EXTRACTED ENTRIES:
::::
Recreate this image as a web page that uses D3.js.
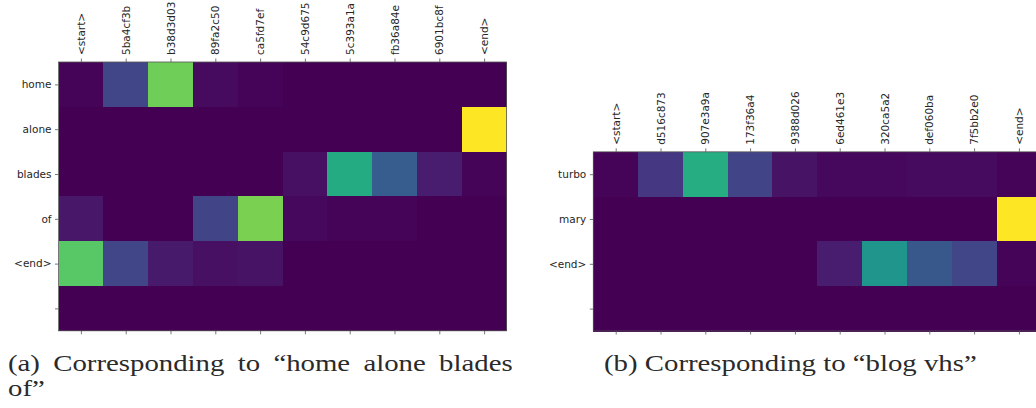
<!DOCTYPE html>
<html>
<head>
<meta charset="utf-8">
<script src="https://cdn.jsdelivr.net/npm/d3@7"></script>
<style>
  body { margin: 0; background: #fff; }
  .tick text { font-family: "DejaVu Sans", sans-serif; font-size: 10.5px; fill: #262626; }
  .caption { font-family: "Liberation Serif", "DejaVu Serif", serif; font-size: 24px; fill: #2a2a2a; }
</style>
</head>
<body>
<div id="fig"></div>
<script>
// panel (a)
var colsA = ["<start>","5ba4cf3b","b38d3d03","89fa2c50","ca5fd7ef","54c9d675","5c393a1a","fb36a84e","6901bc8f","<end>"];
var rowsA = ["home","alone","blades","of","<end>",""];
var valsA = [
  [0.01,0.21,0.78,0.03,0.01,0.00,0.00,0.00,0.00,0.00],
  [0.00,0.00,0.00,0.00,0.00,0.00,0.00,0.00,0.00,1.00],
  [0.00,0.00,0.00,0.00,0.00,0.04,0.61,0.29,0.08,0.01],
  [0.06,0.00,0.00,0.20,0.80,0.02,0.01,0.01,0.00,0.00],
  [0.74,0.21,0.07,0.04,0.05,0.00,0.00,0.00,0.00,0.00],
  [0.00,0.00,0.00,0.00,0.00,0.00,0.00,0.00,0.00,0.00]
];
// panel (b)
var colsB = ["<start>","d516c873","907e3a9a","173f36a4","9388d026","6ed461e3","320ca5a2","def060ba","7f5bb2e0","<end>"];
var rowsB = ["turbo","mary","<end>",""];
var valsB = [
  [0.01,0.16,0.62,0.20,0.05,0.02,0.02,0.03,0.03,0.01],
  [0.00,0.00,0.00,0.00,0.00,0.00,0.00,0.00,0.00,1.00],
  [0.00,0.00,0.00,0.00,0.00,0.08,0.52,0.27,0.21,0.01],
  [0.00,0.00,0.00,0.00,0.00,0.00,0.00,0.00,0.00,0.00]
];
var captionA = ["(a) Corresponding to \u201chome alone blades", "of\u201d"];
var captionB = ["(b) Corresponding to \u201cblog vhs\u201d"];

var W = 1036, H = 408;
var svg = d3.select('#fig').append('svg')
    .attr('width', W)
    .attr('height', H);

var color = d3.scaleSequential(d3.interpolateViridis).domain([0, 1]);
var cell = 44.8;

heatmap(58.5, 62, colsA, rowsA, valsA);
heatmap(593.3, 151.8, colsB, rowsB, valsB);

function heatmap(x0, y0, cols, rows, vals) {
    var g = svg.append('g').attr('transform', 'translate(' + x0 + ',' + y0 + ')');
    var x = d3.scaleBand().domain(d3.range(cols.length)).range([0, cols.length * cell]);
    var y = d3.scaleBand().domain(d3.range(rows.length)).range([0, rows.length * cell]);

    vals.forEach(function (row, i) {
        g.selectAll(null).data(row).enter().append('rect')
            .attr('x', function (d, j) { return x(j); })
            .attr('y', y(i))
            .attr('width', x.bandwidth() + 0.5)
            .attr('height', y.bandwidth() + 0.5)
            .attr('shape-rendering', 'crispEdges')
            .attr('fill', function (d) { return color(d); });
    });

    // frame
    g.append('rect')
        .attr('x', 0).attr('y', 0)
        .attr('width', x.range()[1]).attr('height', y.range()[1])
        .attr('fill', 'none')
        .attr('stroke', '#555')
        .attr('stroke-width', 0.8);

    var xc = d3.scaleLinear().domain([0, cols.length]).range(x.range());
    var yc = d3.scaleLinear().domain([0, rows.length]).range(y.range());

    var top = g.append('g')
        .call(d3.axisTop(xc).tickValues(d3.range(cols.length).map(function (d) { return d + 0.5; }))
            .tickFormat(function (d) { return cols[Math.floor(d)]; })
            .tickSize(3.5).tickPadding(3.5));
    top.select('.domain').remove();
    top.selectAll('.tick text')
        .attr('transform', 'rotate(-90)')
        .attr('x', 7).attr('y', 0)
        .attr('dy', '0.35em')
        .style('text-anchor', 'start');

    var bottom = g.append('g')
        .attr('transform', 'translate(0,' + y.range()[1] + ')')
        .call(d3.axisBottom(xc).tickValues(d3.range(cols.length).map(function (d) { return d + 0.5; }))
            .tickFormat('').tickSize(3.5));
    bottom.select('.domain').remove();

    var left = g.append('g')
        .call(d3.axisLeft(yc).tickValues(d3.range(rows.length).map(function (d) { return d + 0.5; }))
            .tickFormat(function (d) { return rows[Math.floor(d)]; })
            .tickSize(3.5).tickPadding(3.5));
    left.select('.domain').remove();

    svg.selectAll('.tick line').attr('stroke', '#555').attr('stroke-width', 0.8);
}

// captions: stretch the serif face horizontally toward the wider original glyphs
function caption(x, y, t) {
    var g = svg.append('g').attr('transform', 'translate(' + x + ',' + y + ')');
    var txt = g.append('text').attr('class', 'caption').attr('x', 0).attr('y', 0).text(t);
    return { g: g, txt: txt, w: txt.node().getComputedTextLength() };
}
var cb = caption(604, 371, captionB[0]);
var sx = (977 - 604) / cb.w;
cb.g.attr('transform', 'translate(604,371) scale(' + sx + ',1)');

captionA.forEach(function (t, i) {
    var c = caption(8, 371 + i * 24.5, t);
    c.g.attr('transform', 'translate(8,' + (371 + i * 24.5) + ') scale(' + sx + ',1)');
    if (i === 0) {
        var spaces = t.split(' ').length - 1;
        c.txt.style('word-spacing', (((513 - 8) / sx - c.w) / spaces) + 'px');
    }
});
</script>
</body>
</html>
::::
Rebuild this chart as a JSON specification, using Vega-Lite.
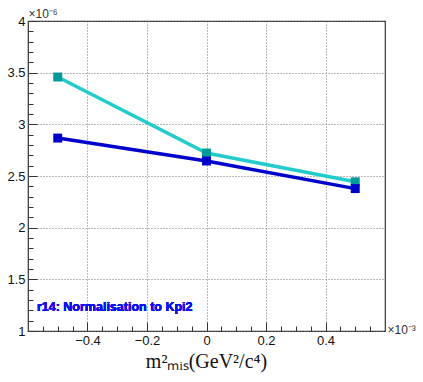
::::
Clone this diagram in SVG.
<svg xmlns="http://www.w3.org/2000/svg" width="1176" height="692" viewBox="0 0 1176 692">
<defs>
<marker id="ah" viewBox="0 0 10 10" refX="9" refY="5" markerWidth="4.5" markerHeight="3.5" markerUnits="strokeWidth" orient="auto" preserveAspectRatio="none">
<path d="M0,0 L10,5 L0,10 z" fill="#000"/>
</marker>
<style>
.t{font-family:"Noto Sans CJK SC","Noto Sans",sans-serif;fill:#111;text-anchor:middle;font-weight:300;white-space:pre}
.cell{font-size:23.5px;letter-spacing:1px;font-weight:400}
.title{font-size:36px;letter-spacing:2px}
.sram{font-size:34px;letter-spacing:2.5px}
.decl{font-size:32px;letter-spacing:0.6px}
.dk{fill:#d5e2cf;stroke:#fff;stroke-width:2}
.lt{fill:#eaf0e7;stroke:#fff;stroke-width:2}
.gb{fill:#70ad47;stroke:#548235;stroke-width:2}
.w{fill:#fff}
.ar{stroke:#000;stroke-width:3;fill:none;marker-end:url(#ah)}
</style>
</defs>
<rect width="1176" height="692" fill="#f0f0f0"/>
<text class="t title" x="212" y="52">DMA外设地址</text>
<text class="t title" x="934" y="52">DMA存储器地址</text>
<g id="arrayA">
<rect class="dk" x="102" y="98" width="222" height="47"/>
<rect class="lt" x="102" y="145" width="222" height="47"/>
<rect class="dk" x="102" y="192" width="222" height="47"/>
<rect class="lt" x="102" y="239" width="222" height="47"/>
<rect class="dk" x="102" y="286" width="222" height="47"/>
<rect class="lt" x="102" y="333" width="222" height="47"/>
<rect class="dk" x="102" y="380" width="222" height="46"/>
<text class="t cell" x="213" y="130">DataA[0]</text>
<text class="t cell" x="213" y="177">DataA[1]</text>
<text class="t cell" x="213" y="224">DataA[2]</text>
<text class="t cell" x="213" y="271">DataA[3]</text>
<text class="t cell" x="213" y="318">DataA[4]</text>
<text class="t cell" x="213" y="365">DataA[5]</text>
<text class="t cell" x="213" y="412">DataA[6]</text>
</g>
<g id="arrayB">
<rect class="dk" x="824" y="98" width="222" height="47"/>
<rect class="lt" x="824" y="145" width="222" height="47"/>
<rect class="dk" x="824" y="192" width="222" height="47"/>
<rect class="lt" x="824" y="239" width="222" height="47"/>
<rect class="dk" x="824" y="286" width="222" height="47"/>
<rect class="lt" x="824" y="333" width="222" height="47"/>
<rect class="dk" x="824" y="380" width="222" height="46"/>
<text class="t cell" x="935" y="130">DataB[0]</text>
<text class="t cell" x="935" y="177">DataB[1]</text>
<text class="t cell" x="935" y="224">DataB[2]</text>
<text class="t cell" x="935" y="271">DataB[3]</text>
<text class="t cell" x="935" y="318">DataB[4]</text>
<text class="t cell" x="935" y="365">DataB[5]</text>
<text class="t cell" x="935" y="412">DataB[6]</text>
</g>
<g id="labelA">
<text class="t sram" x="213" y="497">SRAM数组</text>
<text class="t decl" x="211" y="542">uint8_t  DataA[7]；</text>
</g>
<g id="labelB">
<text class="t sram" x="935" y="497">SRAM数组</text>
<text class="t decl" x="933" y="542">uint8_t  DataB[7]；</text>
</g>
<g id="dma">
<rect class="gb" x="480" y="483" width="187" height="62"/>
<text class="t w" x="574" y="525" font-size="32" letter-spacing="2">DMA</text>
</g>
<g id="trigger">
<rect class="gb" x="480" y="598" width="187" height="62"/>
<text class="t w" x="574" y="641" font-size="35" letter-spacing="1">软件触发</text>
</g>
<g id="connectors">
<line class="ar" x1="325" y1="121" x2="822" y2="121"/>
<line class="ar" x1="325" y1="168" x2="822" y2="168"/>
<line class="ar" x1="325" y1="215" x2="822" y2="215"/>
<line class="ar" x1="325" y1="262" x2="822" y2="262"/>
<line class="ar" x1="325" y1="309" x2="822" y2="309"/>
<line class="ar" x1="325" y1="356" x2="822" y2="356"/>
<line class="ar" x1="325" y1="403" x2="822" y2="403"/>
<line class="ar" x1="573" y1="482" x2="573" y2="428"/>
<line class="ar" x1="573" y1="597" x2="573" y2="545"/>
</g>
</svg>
::::
AIM: Going over the lines above, work out how many include "this", then give only that number.

RESULT BELOW: 3